Par Hervé Nedelec
On prête au président de la République une phrase à propos de la récente dissolution : « je leur ai jeté dans les jambes une grenade dégoupillée ! » Aux historiens de distinguer dans cette rumeur le bon grain de l’ivraie. Toujours est-il qu’Emmanuel Macron a fait montre de ses talents d’ingénieur pyrotechnique, en s’offrant un feu d’artifice avant l’heure.
A défaut de pouvoir défendre sa Bastille, il a fait sauter le Palais Bourbon. Là encore, c’est l’Histoire qui jugera. Le locataire de l’Elysée humilié par le résultat des Européennes, plaçant sa formation à une deuxième place qui ne lui convenait pas – lui qui avait imposé à Bruxelles et à Strasbourg son leadership – a souhaité faire des Français les arbitres du match des législatives. Deuxième échec puisqu’après un premier tour qui confirmait l’hégémonie de l’extrême droite, les citoyens ont décidé… de ne rien décider, en scindant l’hémicycle en trois blocs quasi égaux. Ils renvoyaient Bardella à ses chères études écourtées, Mélenchon le perturbateur endoctriné à ses Bolivarderies, et la Macronie à ses origines embryonnaires. Tout ça pour ça !

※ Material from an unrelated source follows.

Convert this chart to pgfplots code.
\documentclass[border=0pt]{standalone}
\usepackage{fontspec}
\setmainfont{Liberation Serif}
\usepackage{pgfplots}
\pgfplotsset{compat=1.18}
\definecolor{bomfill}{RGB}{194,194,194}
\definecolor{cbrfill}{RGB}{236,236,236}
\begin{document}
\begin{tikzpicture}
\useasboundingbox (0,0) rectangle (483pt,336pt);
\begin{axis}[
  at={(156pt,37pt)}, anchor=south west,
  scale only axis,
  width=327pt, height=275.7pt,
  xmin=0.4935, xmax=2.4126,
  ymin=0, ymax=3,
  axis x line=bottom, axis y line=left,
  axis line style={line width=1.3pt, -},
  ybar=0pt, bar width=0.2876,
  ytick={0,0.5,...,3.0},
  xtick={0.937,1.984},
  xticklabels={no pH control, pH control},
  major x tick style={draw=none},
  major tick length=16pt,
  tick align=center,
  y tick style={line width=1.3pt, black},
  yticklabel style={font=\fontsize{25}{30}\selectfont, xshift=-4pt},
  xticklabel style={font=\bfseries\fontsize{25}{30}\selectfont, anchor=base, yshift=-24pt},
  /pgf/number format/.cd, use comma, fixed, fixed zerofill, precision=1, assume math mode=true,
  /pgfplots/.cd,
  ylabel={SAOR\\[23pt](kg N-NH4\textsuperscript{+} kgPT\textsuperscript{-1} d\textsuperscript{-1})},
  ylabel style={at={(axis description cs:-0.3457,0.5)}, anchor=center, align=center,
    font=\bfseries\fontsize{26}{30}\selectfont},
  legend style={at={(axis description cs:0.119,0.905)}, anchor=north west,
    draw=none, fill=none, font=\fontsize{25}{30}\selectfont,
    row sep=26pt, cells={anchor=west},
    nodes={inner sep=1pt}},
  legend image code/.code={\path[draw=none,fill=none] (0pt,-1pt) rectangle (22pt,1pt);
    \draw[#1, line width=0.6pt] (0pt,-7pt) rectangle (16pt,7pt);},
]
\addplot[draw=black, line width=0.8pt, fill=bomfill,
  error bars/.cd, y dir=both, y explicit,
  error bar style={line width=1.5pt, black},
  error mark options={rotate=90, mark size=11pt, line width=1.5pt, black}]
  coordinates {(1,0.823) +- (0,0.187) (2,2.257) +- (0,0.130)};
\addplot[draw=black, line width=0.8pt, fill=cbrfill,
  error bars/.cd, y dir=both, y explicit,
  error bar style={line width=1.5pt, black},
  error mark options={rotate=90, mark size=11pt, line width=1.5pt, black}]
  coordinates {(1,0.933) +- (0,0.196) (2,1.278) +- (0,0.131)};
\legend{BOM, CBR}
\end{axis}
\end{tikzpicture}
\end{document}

« En politique, le choix est rarement entre le bien et le mal, affirmait Nicolas Machiavel, mais entre le pire et le moindre mal ». Pour avoir tenté cette dernière alternative, le premier des Français a pris le risque d’être le dernier à pouvoir dire son mot, même si la Constitution de la Ve République garantit au monarque républicain un certain nombre de prérogatives.
La farce démocratique à laquelle nous assistons pour, dans deux des camps au moins (l’ancienne majorité et le nouveau front populaire), se saisir des clés de l’hôtel Matignon et verrouiller tout ce qui peut l’être à l’Assemblée, ne laisse pas augurer une mer d’huile à ceux qui s’embarquent pour les trois dernières années du quinquennat Macron. Si tant est qu’il arrive à son terme.
La fièvre a gagné tous les partis et cette fin de semaine laisse entrevoir à quoi ressemblera la rentrée de l’automne
La fièvre a gagné tous les partis et cette fin de semaine laisse entrevoir à quoi ressemblera la rentrée de l’automne. Des partis sur les dents, des syndicats prêts à mordre et un président en rage pour avoir à gérer une situation qu’il exècre : être contesté sur ses choix. Certes ce qu’il reste de macronie a trouvé un gentleman agrément en permettant à Gabriel Attal, Premier ministre démissionnaire, d’accéder à la présidence de son groupe et de montrer à son « grand frère », Emmanuel Macron, que les trentenaires peuvent eux aussi scruter avec gourmandise la ligne d’horizon, 2027.
On a compris aussi que le Rassemblement National, après son relatif échec, allait s’enfermer à double tour dans son bunker pour régler quelques comptes et rappeler à son président, Jordan Bardella, qu’il est utile d’avoir les rangers et les guêtres impeccables avant d’annoncer que les troupes sont fin prêtes pour un défilé triomphant. On constate enfin que la gauche est loin d’avoir fini de traverser sa zone de turbulence.
Mélenchon et les communistes, miraculeusement réconciliés, s’accordent depuis vendredi sur un nom, Hugette Bello présidente de la région « Réunion », un nom hautement symbolique. Les Verts et le PS freinent des quatre fers soupçonnant cette « grande républicaine » – le compliment est de Gabriel Attal – d’être un cheval de Troie des Insoumis.
Personne n’est dupe, derrière cette passe d’armes ce sont bien d’autres fauteuils et maroquins qui sont en jeu : les questures, la présidence de l’Assemblée Nationale, les ministères régaliens. Et là point d’artifices, on tire à balles réelles. Il se dit que le maire de Marseille, Benoît Payan, a joué un rôle éminent dans la constitution du Nouveau Front Populaire. Pour avoir abrité Jean-Luc Mélenchon dans sa ville, il sait combien l’homme qui rendait souvent hommage à Jean-Claude Gaudin ancien collègue au Sénat, est retors.
Et puis, c’est dans la cité phocéenne que Rouget de Lisle a testé en 1792, les paroles de la Marseillaise et que les fédérés ont entamé leur marche sur Paris pour prendre d’assaut les Tuileries. Enfin, Gaston Defferre ministre de l’Intérieur s’était vu confier par son ami François Mitterrand les grands ciseaux pour rectifier à son avantage la carte électorale. Et faire passer la loi PLM (Paris Lyon Marseille) qui permit à l’élu Marseillais de gagner aux municipales de 1983, en étant minoritaire en suffrages exprimés. Un tel savoir-faire ne se refuse pas et puis bon sang ne saurait mentir.